[Lines of data]
====================
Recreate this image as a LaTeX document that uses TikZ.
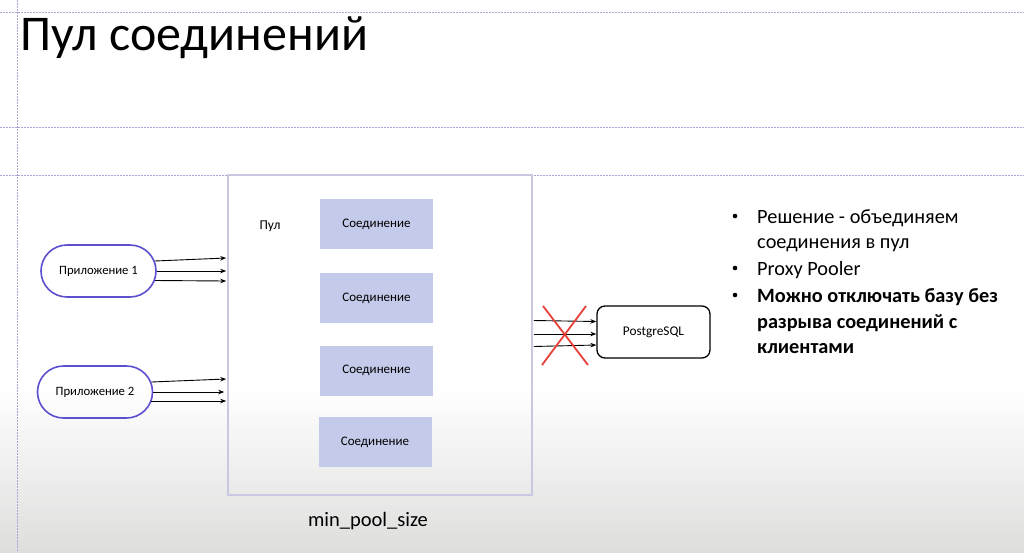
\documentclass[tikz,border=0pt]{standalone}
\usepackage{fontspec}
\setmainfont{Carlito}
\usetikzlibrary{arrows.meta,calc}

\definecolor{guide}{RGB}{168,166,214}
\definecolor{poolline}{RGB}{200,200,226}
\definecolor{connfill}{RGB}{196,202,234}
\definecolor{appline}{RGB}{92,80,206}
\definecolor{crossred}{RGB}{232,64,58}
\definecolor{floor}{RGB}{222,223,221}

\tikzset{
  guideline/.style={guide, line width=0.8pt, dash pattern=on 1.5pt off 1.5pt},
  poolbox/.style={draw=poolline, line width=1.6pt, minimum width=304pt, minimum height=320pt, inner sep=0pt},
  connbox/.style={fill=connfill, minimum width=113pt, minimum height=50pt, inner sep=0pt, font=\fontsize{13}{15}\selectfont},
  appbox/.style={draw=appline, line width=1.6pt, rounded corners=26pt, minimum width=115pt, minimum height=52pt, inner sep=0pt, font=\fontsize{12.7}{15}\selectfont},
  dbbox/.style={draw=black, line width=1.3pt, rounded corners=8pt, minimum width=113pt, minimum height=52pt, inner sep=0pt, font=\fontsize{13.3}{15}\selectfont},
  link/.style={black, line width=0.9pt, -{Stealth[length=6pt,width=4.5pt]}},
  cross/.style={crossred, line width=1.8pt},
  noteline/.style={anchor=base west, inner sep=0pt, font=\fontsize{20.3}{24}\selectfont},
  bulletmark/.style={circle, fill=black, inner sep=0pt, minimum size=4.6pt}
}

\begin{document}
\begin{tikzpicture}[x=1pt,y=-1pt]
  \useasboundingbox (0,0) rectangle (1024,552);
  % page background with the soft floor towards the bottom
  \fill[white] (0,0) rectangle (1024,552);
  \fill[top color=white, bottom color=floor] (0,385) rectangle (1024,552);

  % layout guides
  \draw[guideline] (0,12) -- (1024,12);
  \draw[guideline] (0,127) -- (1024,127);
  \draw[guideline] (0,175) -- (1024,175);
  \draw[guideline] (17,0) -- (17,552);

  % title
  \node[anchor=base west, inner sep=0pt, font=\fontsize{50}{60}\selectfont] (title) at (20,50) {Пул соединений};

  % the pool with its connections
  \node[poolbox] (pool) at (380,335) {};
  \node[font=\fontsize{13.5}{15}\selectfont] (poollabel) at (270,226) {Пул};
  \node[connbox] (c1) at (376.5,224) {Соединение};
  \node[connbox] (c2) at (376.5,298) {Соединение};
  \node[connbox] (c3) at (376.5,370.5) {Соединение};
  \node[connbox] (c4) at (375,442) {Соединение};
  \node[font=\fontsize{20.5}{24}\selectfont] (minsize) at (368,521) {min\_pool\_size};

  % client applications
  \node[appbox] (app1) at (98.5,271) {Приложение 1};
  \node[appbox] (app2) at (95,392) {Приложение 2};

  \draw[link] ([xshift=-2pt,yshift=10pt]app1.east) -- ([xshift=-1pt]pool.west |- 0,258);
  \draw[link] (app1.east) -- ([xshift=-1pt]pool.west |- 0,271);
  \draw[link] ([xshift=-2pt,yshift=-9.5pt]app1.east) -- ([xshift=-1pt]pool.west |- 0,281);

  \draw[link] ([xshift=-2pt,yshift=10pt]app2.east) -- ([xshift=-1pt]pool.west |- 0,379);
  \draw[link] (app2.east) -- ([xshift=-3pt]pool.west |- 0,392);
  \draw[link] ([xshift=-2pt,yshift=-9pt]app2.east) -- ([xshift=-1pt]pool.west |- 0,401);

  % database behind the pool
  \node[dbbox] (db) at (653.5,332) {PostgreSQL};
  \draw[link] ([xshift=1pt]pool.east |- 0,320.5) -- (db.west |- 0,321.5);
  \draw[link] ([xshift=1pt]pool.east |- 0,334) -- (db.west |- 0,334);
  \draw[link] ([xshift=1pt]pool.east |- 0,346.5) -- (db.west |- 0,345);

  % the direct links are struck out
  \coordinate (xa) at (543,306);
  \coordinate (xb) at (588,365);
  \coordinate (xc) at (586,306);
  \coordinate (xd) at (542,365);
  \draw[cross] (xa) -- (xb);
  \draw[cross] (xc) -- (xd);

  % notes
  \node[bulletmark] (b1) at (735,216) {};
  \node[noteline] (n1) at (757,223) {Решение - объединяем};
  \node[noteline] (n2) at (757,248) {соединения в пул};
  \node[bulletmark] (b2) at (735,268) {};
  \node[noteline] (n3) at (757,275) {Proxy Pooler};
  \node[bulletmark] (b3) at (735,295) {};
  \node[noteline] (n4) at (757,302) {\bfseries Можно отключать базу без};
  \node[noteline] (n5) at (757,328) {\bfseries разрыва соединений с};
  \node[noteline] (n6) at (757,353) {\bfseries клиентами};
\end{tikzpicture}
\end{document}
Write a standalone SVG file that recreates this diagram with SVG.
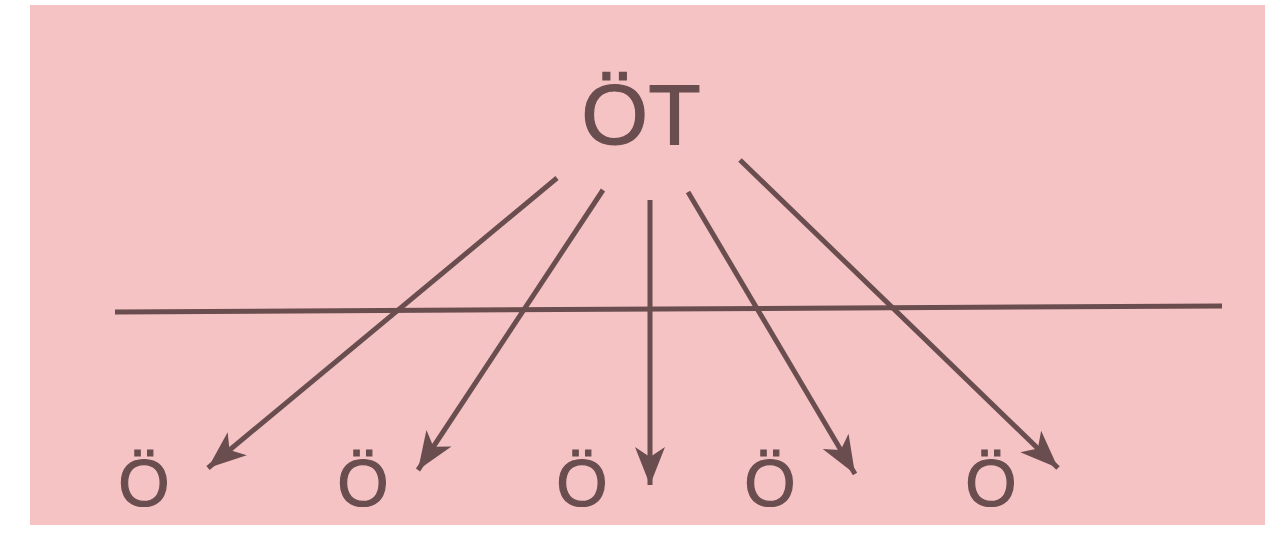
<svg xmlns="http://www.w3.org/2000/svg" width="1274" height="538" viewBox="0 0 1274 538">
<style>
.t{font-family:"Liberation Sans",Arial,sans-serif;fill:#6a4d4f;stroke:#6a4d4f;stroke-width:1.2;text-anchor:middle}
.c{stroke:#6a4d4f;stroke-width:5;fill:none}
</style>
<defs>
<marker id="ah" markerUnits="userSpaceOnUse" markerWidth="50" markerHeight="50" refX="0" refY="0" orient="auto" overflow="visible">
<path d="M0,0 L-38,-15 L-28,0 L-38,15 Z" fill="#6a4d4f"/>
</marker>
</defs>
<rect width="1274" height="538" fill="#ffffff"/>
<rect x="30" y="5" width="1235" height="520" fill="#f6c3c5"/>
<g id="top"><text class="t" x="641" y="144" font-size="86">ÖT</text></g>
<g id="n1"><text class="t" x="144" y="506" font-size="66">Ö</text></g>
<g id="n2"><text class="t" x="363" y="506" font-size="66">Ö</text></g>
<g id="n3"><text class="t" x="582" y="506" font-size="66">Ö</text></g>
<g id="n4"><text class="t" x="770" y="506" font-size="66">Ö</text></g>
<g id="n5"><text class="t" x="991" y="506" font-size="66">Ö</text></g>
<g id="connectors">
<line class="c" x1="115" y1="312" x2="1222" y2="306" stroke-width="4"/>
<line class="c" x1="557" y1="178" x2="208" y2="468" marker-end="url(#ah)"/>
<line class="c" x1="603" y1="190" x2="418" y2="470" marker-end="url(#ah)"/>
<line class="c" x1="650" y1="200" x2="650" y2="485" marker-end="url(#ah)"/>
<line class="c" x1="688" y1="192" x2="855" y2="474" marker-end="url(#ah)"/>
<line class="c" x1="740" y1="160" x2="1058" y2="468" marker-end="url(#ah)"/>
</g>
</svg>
====================
-- Your task --
Retype the entries word for word. Omit any images.

-- Solution to this problem --
Recreate this image as a LaTeX document that uses TikZ.
\documentclass[tikz,border=0pt]{standalone}
\usepackage{fontspec}
\setmainfont{Carlito}
\usetikzlibrary{arrows.meta,calc}

\definecolor{guide}{RGB}{168,166,214}
\definecolor{poolline}{RGB}{200,200,226}
\definecolor{connfill}{RGB}{196,202,234}
\definecolor{appline}{RGB}{92,80,206}
\definecolor{crossred}{RGB}{232,64,58}
\definecolor{floor}{RGB}{222,223,221}

\tikzset{
  guideline/.style={guide, line width=0.8pt, dash pattern=on 1.5pt off 1.5pt},
  poolbox/.style={draw=poolline, line width=1.6pt, minimum width=304pt, minimum height=320pt, inner sep=0pt},
  connbox/.style={fill=connfill, minimum width=113pt, minimum height=50pt, inner sep=0pt, font=\fontsize{13}{15}\selectfont},
  appbox/.style={draw=appline, line width=1.6pt, rounded corners=26pt, minimum width=115pt, minimum height=52pt, inner sep=0pt, font=\fontsize{12.7}{15}\selectfont},
  dbbox/.style={draw=black, line width=1.3pt, rounded corners=8pt, minimum width=113pt, minimum height=52pt, inner sep=0pt, font=\fontsize{13.3}{15}\selectfont},
  link/.style={black, line width=0.9pt, -{Stealth[length=6pt,width=4.5pt]}},
  cross/.style={crossred, line width=1.8pt},
  noteline/.style={anchor=base west, inner sep=0pt, font=\fontsize{20.3}{24}\selectfont},
  bulletmark/.style={circle, fill=black, inner sep=0pt, minimum size=4.6pt}
}

\begin{document}
\begin{tikzpicture}[x=1pt,y=-1pt]
  \useasboundingbox (0,0) rectangle (1024,552);
  % page background with the soft floor towards the bottom
  \fill[white] (0,0) rectangle (1024,552);
  \fill[top color=white, bottom color=floor] (0,385) rectangle (1024,552);

  % layout guides
  \draw[guideline] (0,12) -- (1024,12);
  \draw[guideline] (0,127) -- (1024,127);
  \draw[guideline] (0,175) -- (1024,175);
  \draw[guideline] (17,0) -- (17,552);

  % title
  \node[anchor=base west, inner sep=0pt, font=\fontsize{50}{60}\selectfont] (title) at (20,50) {Пул соединений};

  % the pool with its connections
  \node[poolbox] (pool) at (380,335) {};
  \node[font=\fontsize{13.5}{15}\selectfont] (poollabel) at (270,226) {Пул};
  \node[connbox] (c1) at (376.5,224) {Соединение};
  \node[connbox] (c2) at (376.5,298) {Соединение};
  \node[connbox] (c3) at (376.5,370.5) {Соединение};
  \node[connbox] (c4) at (375,442) {Соединение};
  \node[font=\fontsize{20.5}{24}\selectfont] (minsize) at (368,521) {min\_pool\_size};

  % client applications
  \node[appbox] (app1) at (98.5,271) {Приложение 1};
  \node[appbox] (app2) at (95,392) {Приложение 2};

  \draw[link] ([xshift=-2pt,yshift=10pt]app1.east) -- ([xshift=-1pt]pool.west |- 0,258);
  \draw[link] (app1.east) -- ([xshift=-1pt]pool.west |- 0,271);
  \draw[link] ([xshift=-2pt,yshift=-9.5pt]app1.east) -- ([xshift=-1pt]pool.west |- 0,281);

  \draw[link] ([xshift=-2pt,yshift=10pt]app2.east) -- ([xshift=-1pt]pool.west |- 0,379);
  \draw[link] (app2.east) -- ([xshift=-3pt]pool.west |- 0,392);
  \draw[link] ([xshift=-2pt,yshift=-9pt]app2.east) -- ([xshift=-1pt]pool.west |- 0,401);

  % database behind the pool
  \node[dbbox] (db) at (653.5,332) {PostgreSQL};
  \draw[link] ([xshift=1pt]pool.east |- 0,320.5) -- (db.west |- 0,321.5);
  \draw[link] ([xshift=1pt]pool.east |- 0,334) -- (db.west |- 0,334);
  \draw[link] ([xshift=1pt]pool.east |- 0,346.5) -- (db.west |- 0,345);

  % the direct links are struck out
  \coordinate (xa) at (543,306);
  \coordinate (xb) at (588,365);
  \coordinate (xc) at (586,306);
  \coordinate (xd) at (542,365);
  \draw[cross] (xa) -- (xb);
  \draw[cross] (xc) -- (xd);

  % notes
  \node[bulletmark] (b1) at (735,216) {};
  \node[noteline] (n1) at (757,223) {Решение - объединяем};
  \node[noteline] (n2) at (757,248) {соединения в пул};
  \node[bulletmark] (b2) at (735,268) {};
  \node[noteline] (n3) at (757,275) {Proxy Pooler};
  \node[bulletmark] (b3) at (735,295) {};
  \node[noteline] (n4) at (757,302) {\bfseries Можно отключать базу без};
  \node[noteline] (n5) at (757,328) {\bfseries разрыва соединений с};
  \node[noteline] (n6) at (757,353) {\bfseries клиентами};
\end{tikzpicture}
\end{document}
Write a standalone SVG file that recreates this diagram with SVG.
<svg xmlns="http://www.w3.org/2000/svg" width="1274" height="538" viewBox="0 0 1274 538">
<style>
.t{font-family:"Liberation Sans",Arial,sans-serif;fill:#6a4d4f;stroke:#6a4d4f;stroke-width:1.2;text-anchor:middle}
.c{stroke:#6a4d4f;stroke-width:5;fill:none}
</style>
<defs>
<marker id="ah" markerUnits="userSpaceOnUse" markerWidth="50" markerHeight="50" refX="0" refY="0" orient="auto" overflow="visible">
<path d="M0,0 L-38,-15 L-28,0 L-38,15 Z" fill="#6a4d4f"/>
</marker>
</defs>
<rect width="1274" height="538" fill="#ffffff"/>
<rect x="30" y="5" width="1235" height="520" fill="#f6c3c5"/>
<g id="top"><text class="t" x="641" y="144" font-size="86">ÖT</text></g>
<g id="n1"><text class="t" x="144" y="506" font-size="66">Ö</text></g>
<g id="n2"><text class="t" x="363" y="506" font-size="66">Ö</text></g>
<g id="n3"><text class="t" x="582" y="506" font-size="66">Ö</text></g>
<g id="n4"><text class="t" x="770" y="506" font-size="66">Ö</text></g>
<g id="n5"><text class="t" x="991" y="506" font-size="66">Ö</text></g>
<g id="connectors">
<line class="c" x1="115" y1="312" x2="1222" y2="306" stroke-width="4"/>
<line class="c" x1="557" y1="178" x2="208" y2="468" marker-end="url(#ah)"/>
<line class="c" x1="603" y1="190" x2="418" y2="470" marker-end="url(#ah)"/>
<line class="c" x1="650" y1="200" x2="650" y2="485" marker-end="url(#ah)"/>
<line class="c" x1="688" y1="192" x2="855" y2="474" marker-end="url(#ah)"/>
<line class="c" x1="740" y1="160" x2="1058" y2="468" marker-end="url(#ah)"/>
</g>
</svg>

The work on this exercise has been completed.